Rows from a dataset of charts and code:
* * * *
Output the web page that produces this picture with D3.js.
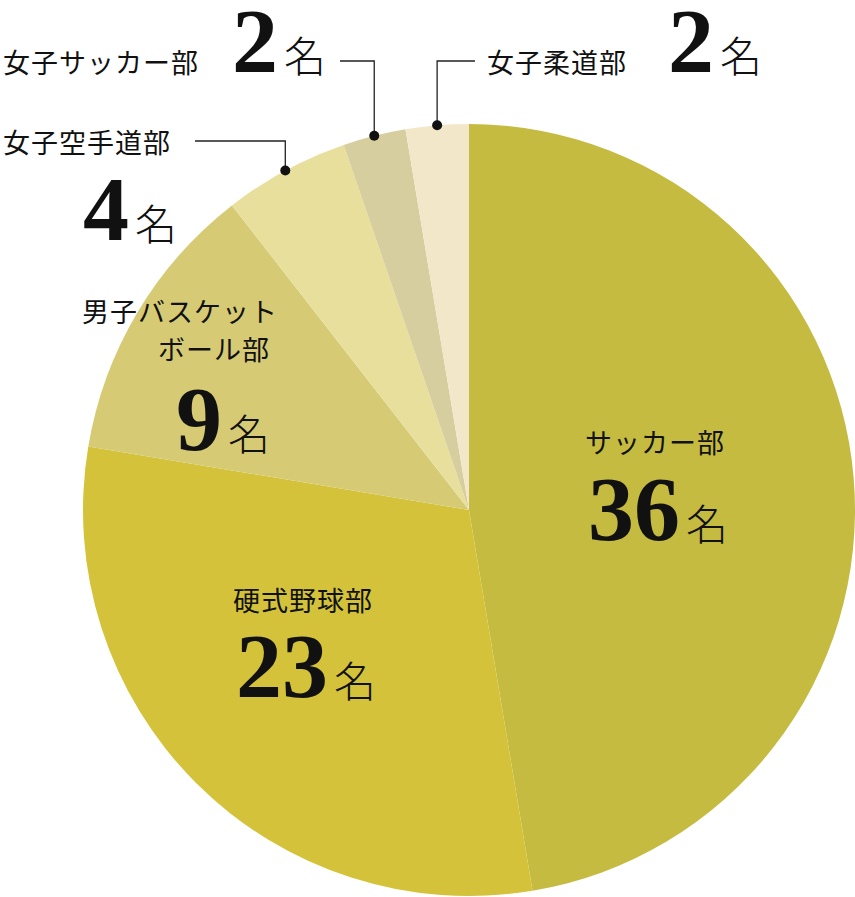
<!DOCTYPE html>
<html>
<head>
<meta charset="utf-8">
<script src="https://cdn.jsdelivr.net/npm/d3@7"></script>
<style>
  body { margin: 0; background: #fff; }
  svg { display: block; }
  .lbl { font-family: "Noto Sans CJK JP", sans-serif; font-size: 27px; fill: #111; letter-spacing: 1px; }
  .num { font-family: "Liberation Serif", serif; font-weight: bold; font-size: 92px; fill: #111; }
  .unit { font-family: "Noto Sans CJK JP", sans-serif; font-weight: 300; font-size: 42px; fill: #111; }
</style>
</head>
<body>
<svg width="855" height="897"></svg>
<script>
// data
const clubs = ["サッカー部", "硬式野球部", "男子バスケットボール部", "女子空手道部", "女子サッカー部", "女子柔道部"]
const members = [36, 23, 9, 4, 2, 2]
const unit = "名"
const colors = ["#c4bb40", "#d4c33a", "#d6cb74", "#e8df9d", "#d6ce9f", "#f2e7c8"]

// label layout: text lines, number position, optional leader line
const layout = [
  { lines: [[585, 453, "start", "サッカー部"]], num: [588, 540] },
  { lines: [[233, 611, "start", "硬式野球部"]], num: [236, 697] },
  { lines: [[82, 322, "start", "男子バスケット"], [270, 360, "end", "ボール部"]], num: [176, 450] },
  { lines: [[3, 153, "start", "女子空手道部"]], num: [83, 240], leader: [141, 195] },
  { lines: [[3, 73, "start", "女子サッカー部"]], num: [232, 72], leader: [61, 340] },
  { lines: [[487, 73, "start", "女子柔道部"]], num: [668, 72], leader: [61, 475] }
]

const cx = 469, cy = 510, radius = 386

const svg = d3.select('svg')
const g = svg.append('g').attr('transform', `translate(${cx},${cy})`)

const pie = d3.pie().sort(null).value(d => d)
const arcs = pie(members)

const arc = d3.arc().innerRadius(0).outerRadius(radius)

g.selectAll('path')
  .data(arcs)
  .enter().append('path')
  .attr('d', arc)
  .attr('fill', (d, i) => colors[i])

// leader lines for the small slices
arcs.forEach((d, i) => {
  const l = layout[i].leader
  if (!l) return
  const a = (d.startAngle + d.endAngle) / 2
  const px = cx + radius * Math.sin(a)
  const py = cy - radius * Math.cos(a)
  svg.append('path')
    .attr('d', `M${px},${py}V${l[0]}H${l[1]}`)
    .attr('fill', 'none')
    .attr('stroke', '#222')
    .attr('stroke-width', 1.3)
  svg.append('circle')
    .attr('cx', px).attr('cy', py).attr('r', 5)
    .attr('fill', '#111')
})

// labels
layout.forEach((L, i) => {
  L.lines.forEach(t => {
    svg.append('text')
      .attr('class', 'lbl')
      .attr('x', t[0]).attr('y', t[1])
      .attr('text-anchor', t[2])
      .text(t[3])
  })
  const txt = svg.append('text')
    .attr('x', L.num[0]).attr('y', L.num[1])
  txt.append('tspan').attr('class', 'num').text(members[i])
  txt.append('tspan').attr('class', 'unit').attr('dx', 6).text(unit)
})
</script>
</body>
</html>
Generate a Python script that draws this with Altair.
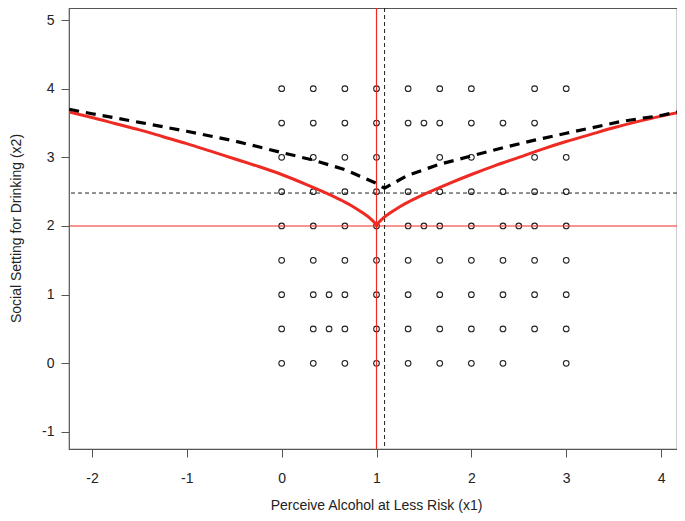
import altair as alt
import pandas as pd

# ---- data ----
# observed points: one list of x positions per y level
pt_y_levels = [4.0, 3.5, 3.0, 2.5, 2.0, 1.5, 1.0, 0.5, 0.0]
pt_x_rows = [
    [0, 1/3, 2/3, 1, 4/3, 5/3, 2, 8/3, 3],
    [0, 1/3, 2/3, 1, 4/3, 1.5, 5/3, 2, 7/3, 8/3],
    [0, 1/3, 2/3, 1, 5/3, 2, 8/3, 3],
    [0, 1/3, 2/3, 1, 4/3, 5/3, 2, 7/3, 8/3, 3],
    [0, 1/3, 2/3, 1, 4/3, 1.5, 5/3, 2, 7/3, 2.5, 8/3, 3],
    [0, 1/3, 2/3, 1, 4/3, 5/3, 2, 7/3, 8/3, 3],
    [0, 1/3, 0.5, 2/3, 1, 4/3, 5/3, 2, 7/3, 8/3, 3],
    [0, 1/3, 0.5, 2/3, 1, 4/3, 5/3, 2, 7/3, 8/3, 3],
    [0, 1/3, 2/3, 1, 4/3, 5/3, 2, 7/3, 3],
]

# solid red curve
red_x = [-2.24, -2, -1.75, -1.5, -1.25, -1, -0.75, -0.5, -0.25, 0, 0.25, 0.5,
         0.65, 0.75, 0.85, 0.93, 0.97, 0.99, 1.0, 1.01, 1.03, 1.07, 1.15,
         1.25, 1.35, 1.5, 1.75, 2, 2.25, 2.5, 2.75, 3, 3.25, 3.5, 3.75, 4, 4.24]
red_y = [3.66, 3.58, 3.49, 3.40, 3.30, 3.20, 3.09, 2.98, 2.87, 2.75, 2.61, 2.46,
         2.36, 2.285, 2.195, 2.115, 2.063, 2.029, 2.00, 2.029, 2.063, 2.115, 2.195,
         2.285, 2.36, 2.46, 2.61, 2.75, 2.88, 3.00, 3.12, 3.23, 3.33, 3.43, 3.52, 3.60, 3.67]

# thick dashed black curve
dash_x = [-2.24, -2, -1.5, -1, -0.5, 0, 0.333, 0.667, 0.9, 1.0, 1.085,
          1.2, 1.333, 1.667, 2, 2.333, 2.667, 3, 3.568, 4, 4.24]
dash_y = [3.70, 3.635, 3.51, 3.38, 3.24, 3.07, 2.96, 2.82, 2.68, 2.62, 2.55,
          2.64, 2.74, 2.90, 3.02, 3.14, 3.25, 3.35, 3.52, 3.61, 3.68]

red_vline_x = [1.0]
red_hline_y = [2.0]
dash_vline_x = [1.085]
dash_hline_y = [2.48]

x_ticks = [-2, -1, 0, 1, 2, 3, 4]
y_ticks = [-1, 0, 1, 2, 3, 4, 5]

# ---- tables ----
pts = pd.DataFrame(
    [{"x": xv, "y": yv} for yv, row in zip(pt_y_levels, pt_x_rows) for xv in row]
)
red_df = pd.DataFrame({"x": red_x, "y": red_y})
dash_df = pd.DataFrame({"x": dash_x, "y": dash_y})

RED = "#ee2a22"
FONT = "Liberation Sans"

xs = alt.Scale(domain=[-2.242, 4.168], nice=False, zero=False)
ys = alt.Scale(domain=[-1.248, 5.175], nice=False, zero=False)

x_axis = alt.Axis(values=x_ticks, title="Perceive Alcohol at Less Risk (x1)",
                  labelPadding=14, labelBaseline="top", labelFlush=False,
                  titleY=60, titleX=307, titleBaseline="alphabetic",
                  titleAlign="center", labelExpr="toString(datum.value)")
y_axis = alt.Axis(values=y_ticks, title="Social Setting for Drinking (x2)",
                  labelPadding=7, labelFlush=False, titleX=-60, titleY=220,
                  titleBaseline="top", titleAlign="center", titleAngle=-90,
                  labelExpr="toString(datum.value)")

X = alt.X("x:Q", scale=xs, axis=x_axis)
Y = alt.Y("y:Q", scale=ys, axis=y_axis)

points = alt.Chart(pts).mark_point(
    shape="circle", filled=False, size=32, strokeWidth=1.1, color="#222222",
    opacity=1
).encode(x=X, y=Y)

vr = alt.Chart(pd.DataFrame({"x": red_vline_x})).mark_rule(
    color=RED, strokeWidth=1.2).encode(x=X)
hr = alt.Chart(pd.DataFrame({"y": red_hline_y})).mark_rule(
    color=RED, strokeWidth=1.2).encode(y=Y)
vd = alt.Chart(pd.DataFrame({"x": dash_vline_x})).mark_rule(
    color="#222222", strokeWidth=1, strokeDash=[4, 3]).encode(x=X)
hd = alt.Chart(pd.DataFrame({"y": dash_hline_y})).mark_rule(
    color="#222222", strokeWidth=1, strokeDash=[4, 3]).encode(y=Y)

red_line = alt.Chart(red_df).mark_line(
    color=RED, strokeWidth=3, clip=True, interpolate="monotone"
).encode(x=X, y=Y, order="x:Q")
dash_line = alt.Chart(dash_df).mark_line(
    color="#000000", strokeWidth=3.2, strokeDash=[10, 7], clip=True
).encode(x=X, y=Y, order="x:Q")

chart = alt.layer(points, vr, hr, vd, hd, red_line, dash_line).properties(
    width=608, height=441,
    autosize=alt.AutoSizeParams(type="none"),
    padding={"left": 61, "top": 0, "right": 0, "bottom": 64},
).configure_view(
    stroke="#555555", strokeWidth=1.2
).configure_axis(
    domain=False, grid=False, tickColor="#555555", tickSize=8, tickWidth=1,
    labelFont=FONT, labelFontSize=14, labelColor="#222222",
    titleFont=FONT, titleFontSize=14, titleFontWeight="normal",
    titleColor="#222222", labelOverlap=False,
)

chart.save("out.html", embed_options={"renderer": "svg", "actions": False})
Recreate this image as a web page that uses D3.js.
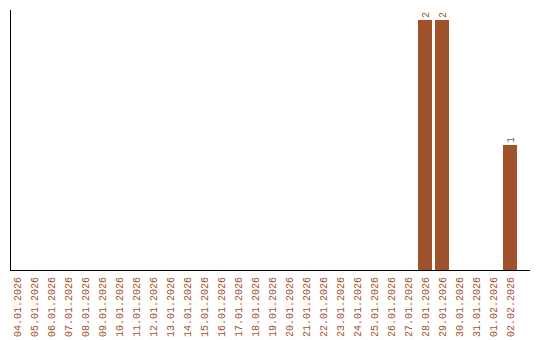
* * * *
Retype the lines above exactly as they appear, from the line containing "Generate a Python" through the line containing "import pandas as pd", and leave out any pictures.

:: Full response ::
Generate a Python script that draws this with Altair.
import altair as alt
import pandas as pd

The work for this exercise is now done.